There’s something more interesting going on with Anna Prohaska’s excellent Anna, whose discontent is deepened by her being presented as a (quite justifiably) miserable teen, soulfully quoting from Romeo and Juliet. Otherwise, depth is in short supply. The dialogue is liberally adjusted and delivered in a variety of comedy accents. On their accidental coupling up, Dr Cajus (David Oštrek) and Junker Spärlich (Lienard Vrielink) suddenly realise they’re gay, but not before – as part of Bösch’s scattergun approach to gags – Dr Cajus has emerged, in the previous scene, from Frau Reich’s bungalow hastily zipping up his trousers.

There are admittedly some nice touches, with a schnappsed-up Herr Fluth (as Bach) taking grand swipes with the pool cleaning net in an attempt to catch Falstaff, for example. It’s impossible not to enjoy Michaela Schuster letting her hair down as Frau Reich, Wilhelm Schwinghammer's bluff Herr Reich, or Pavol Breslik’s rebellious but mellifluous and soulful Fenton, his “Horch, die Lerche singt im Hain” a highlight. Michael Bauer’s lighting can be very effective, and there’s some poetry as the bungalows part to reveal a vast full moon for the “O süsser Mond” chorus. But setting clothes dryers gently turning doesn’t really offer enough magic to match Nicolai at his most Mendelssohnian in the subsequent fairy music.
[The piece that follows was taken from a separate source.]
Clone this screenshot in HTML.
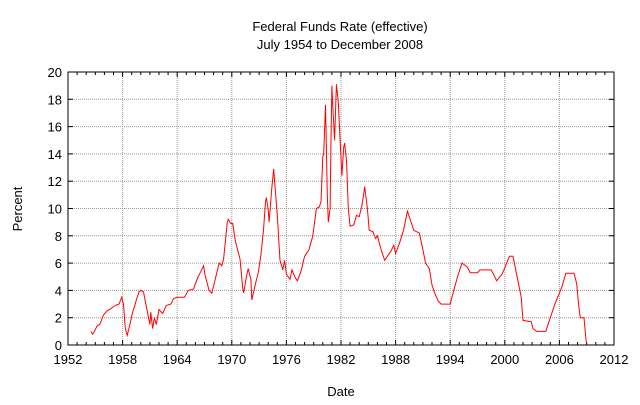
<!DOCTYPE html>
<html><head><meta charset="utf-8"><style>
body{margin:0;background:#fff}
svg text{font-family:"Liberation Sans",sans-serif;font-size:13px;fill:#000}
</style></head><body>
<svg id="c" width="640" height="400">
<text x="340" y="31" text-anchor="middle">Federal Funds Rate (effective)</text>
<text x="340" y="49" text-anchor="middle">July 1954 to December 2008</text>
<text x="341" y="396" text-anchor="middle">Date</text>
<text x="22" y="209" text-anchor="middle" transform="rotate(-90 22 209)">Percent</text>
<g id="grid"></g><g id="ticks"></g>
<path id="line" fill="none" stroke="#ff0000" stroke-width="1"/>
<rect x="68" y="72" width="546" height="273" fill="none" stroke="#000" stroke-width="1"/>
</svg>
<script>
const xTicks=[1952,1958,1964,1970,1976,1982,1988,1994,2000,2006,2012];
const yTicks=[0,2,4,6,8,10,12,14,16,18,20];
const years=[1954.5,1954.7,1954.9,1955.2,1955.5,1955.9,1956.3,1956.8,1957.2,1957.6,1957.9,1958.1,1958.3,1958.5,1958.8,1959.1,1959.3,1959.5,1959.8,1960.0,1960.3,1960.5,1960.7,1961.0,1961.1,1961.3,1961.5,1961.7,1962.0,1962.4,1962.8,1963.3,1963.6,1964.0,1964.8,1965.2,1965.8,1966.0,1966.3,1966.6,1966.9,1967.1,1967.5,1967.8,1968.1,1968.6,1968.9,1969.1,1969.5,1969.6,1969.9,1970.1,1970.4,1970.9,1971.2,1971.3,1971.6,1971.8,1972.1,1972.2,1972.6,1972.9,1973.2,1973.5,1973.7,1973.8,1974.0,1974.1,1974.4,1974.6,1974.7,1975.0,1975.3,1975.6,1975.8,1976.0,1976.4,1976.6,1977.0,1977.2,1977.6,1978.0,1978.5,1978.9,1979.3,1979.6,1979.8,1980.0,1980.1,1980.3,1980.5,1980.6,1980.8,1980.9,1981.0,1981.1,1981.3,1981.5,1981.7,1981.9,1982.1,1982.3,1982.4,1982.6,1982.8,1983.0,1983.4,1983.7,1984.0,1984.3,1984.6,1984.9,1985.1,1985.5,1985.8,1986.0,1986.4,1986.8,1987.0,1987.5,1987.8,1988.0,1988.5,1988.9,1989.3,1989.7,1990.0,1990.6,1990.9,1991.3,1991.7,1992.0,1992.3,1992.7,1993.0,1994.0,1994.4,1994.8,1995.3,1995.9,1996.2,1997.0,1997.3,1998.5,1998.9,1999.1,1999.7,1999.9,2000.5,2000.9,2001.2,2001.8,2002.0,2002.9,2003.1,2003.5,2004.5,2005.0,2005.5,2006.3,2006.7,2007.6,2007.9,2008.1,2008.3,2008.7,2008.95];
const rates=[1.0,0.8,1.0,1.4,1.5,2.2,2.5,2.7,2.9,3.0,3.5,3.0,1.2,0.7,1.5,2.4,2.8,3.3,3.9,4.0,3.9,3.2,2.5,1.5,2.4,1.2,2.0,1.5,2.6,2.3,2.9,3.0,3.4,3.5,3.5,4.0,4.1,4.5,5.0,5.4,5.8,5.0,4.0,3.8,4.6,6.0,5.8,6.3,9.0,9.2,8.9,8.9,7.6,6.3,4.2,3.8,5.0,5.6,4.8,3.3,4.5,5.3,6.6,8.5,10.5,10.8,9.9,9.0,11.5,12.9,12.0,9.5,6.2,5.5,6.2,5.2,4.8,5.5,4.9,4.7,5.4,6.5,7.0,8.0,10.0,10.1,10.5,13.8,14.0,17.6,11.0,9.0,10.0,15.0,19.0,17.5,15.0,19.1,17.8,15.0,12.4,14.5,14.8,13.5,10.0,8.7,8.8,9.5,9.4,10.2,11.6,10.0,8.4,8.3,7.8,8.0,7.0,6.2,6.4,6.9,7.3,6.7,7.6,8.5,9.8,9.0,8.4,8.2,7.3,6.0,5.6,4.4,3.8,3.2,3.0,3.0,4.0,5.0,6.0,5.7,5.3,5.3,5.5,5.5,5.0,4.7,5.2,5.5,6.5,6.5,5.5,3.5,1.8,1.7,1.2,1.0,1.0,2.0,3.0,4.3,5.25,5.25,4.5,3.0,2.0,2.0,0.2];
const X0=68,X1=614,Y0=345,Y1=72;
const xs=v=>X0+(v-1952)/60*(X1-X0);
const ys=v=>Y0-v/20*(Y0-Y1);
const NS='http://www.w3.org/2000/svg';
const grid=document.getElementById('grid'),tk=document.getElementById('ticks');
function mk(tag,attrs,parent){const e=document.createElementNS(NS,tag);for(const k in attrs)e.setAttribute(k,attrs[k]);parent.appendChild(e);return e;}
xTicks.forEach(t=>{const x=xs(t);
 if(t>1952&&t<2012){const g=mk('line',{x1:x,x2:x,y1:Y1,y2:Y0,stroke:'#999','stroke-dasharray':'1,1'},grid);
 
 }
 mk('line',{x1:x,x2:x,y1:Y0,y2:Y0-5,stroke:'#000'},tk);mk('line',{x1:x,x2:x,y1:Y1,y2:Y1+5,stroke:'#000'},tk);
 const l=mk('text',{x:x,y:Y0+19,'text-anchor':'middle'},tk);l.textContent=t;
 
 });
for(let y=1953;y<2012;y++){if((y-1952)%6===0)continue;const x=xs(y);
 mk('line',{x1:x,x2:x,y1:Y0,y2:Y0-3,stroke:'#000'},tk);mk('line',{x1:x,x2:x,y1:Y1,y2:Y1+3,stroke:'#000'},tk);}
yTicks.forEach(t=>{const y=ys(t);
 if(t>0&&t<20){const g=mk('line',{x1:X0,x2:X1,y1:y,y2:y,stroke:'#999','stroke-dasharray':'1,1'},grid);
 
 }
 mk('line',{x1:X0,x2:X0+5,y1:y,y2:y,stroke:'#000'},tk);mk('line',{x1:X1,x2:X1-5,y1:y,y2:y,stroke:'#000'},tk);
 const l=mk('text',{x:X0-6,y:y+5,'text-anchor':'end'},tk);l.textContent=t;
 
 });
document.getElementById('line').setAttribute('d',years.map((yr,i)=>(i?'L':'M')+xs(yr).toFixed(1)+','+ys(rates[i]).toFixed(1)).join(''));
</script>
</body></html>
René Pape (Sir John Falstaff) © Monika Rittershaus
René Pape (Sir John Falstaff)
© Monika Rittershaus

Here, at least, Barenboim and the Staatskapelle are wonderful, and indeed the playing is superb throughout, with lithe, seductive strings (including superb solo work from concertmaster Jiyoon Lee), bustling winds and luxurious brass. Nicolai’s score can rarely have sounded better, more beautifully sculpted and shaped. But the the love and affection the conductor lavishes on the piece only highlights what's so sorely lacking in Bösch’s production.